Carly Simon was a folk singer -- or at least, that was her entry point into pop music back in the late 1960s. The truth is, she wrote sharp, witty songs and sang them with passion and subtlety.

But that era faded -- the time when James Taylor and Carole King and Joni Mitchell and Dan Fogelberg and Janis Ian and a few others (never very many) could write and sing songs that were truthful and beautiful and clever and moving, and find a huge popular audience.

Such music was overwhelmed by disco and punk and then buried under rap, hip-hop, and alternative, all of them increasingly anti-musical and anti-lyrical.

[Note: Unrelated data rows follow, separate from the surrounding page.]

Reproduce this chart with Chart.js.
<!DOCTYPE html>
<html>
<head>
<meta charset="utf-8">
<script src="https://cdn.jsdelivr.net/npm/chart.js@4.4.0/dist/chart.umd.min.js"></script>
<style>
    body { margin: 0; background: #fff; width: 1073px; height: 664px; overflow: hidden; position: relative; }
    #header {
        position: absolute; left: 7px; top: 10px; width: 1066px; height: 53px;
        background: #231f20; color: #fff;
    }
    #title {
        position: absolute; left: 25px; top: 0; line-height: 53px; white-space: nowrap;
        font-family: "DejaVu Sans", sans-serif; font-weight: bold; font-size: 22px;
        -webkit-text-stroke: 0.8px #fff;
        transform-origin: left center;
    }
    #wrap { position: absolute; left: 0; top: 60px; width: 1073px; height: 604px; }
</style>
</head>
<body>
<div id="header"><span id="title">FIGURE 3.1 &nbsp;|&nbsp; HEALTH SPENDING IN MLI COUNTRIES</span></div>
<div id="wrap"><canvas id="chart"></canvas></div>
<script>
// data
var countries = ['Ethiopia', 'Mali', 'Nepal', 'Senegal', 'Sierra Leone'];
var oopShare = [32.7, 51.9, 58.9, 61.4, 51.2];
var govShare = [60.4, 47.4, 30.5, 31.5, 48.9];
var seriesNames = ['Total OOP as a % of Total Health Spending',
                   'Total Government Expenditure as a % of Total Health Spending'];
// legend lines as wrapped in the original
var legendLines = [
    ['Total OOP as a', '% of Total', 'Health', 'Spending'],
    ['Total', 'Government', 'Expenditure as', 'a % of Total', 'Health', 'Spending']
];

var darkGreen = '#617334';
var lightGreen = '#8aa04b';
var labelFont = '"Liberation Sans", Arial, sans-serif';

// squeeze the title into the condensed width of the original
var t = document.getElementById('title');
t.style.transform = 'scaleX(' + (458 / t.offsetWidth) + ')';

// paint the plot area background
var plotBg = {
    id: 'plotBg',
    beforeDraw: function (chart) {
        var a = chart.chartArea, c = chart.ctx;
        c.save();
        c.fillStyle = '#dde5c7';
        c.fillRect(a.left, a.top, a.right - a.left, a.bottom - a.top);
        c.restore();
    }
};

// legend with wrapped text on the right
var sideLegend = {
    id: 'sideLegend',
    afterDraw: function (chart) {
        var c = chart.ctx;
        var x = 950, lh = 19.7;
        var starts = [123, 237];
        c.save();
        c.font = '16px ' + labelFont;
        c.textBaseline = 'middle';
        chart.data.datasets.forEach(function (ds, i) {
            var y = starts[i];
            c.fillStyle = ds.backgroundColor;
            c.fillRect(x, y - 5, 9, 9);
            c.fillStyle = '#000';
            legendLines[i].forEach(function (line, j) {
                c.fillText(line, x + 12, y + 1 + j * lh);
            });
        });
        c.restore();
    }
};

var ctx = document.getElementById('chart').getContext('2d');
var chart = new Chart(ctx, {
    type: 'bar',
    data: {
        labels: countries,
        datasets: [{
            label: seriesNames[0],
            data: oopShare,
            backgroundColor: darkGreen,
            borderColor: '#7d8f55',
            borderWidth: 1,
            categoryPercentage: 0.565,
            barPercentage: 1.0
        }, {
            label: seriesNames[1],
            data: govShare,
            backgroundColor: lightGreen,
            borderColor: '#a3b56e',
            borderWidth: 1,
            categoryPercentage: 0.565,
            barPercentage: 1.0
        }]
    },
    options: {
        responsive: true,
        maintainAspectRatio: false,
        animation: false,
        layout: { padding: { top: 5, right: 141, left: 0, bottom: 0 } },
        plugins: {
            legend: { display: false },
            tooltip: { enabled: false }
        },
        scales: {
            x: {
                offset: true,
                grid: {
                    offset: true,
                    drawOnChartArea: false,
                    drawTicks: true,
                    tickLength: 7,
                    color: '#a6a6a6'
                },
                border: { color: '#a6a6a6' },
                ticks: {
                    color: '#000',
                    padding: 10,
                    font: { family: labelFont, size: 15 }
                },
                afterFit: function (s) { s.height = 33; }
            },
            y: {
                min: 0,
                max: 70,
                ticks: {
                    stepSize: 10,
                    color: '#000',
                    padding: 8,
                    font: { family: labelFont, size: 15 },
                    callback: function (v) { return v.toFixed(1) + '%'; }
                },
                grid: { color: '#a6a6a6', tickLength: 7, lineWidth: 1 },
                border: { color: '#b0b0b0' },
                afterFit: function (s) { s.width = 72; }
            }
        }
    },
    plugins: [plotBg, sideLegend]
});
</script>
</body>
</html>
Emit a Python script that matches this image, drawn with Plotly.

(And don't bother writing to me your bitter complaint that rap is too musical or that alternative "reinvented" music. All these movements explicitly abandoned sentiment, melody, and form, and the fact that a few good musicians have managed to rise out of the swamp to create good songs says more about persistence of talent than about some hidden qualities that these genres possessed.)

So what does a singer like Carly Simon do? Well, she tried once before, with an album called Torch, to tap into the wellspring of traditional American pop music -- but Torch, alas, was a failure. Simon simply doesn't have the voice to sing torch songs.

It takes a Streisand or a Cline, somebody with a full-throated instrument and the ability to put real passion into her singing, in order to bring off a torch song.

It is no slur on Simon to say that her vocal instrument simply wasn't up to the task. Nobody can sing every kind of music. Hearing Kiri Te Kanawa sing Broadway songs is proof of that -- one of the best voices in the history of recorded music, but that Broadway album is just ... sad.

The good news is that Simon has found a musical niche for herself in these anti-musical times. In the new tradition of Michael Feinstein and Michael Bublé and Jane Monheit and Diana Krall, it is possible to sing lighter, gentler, simpler versions of pop standards that still swing when they need to. Big voices need not apply -- leave the torch songs to them.

What counts in this light pop-jazz genre is that you make the words come to life while understanding the nuances of the underlying music. And Carly Simon can do it.

Her new album, Moonlight Serenade, is, in my opinion (and who else's would I be giving you?), every bit the equal of her seminal No Secrets in terms of the quality of her performance. Carly Simon has found her niche today -- exactly the kinds of songs and the style of performance that suits her talents.

Though I'll confess that much as I love her renditions of the old standards -- songs like "My Foolish Heart" and "In the Still of the Night" and "I Only Have Eyes for You" -- none of those has, for me today, the revelatory power that "You're So Vain" and "No Secrets" had when they first came out.

(One warning. This is a two-sided disc, which means both sides have readable content, and there is only the tiniest of label space around the center. They carefully label "this side up for CD" and "this side up for DVD." Only on my copy, at least, they placed them exactly wrong. So if you get a disc that seems defective, it's not -- just flip it over and it will probably work.)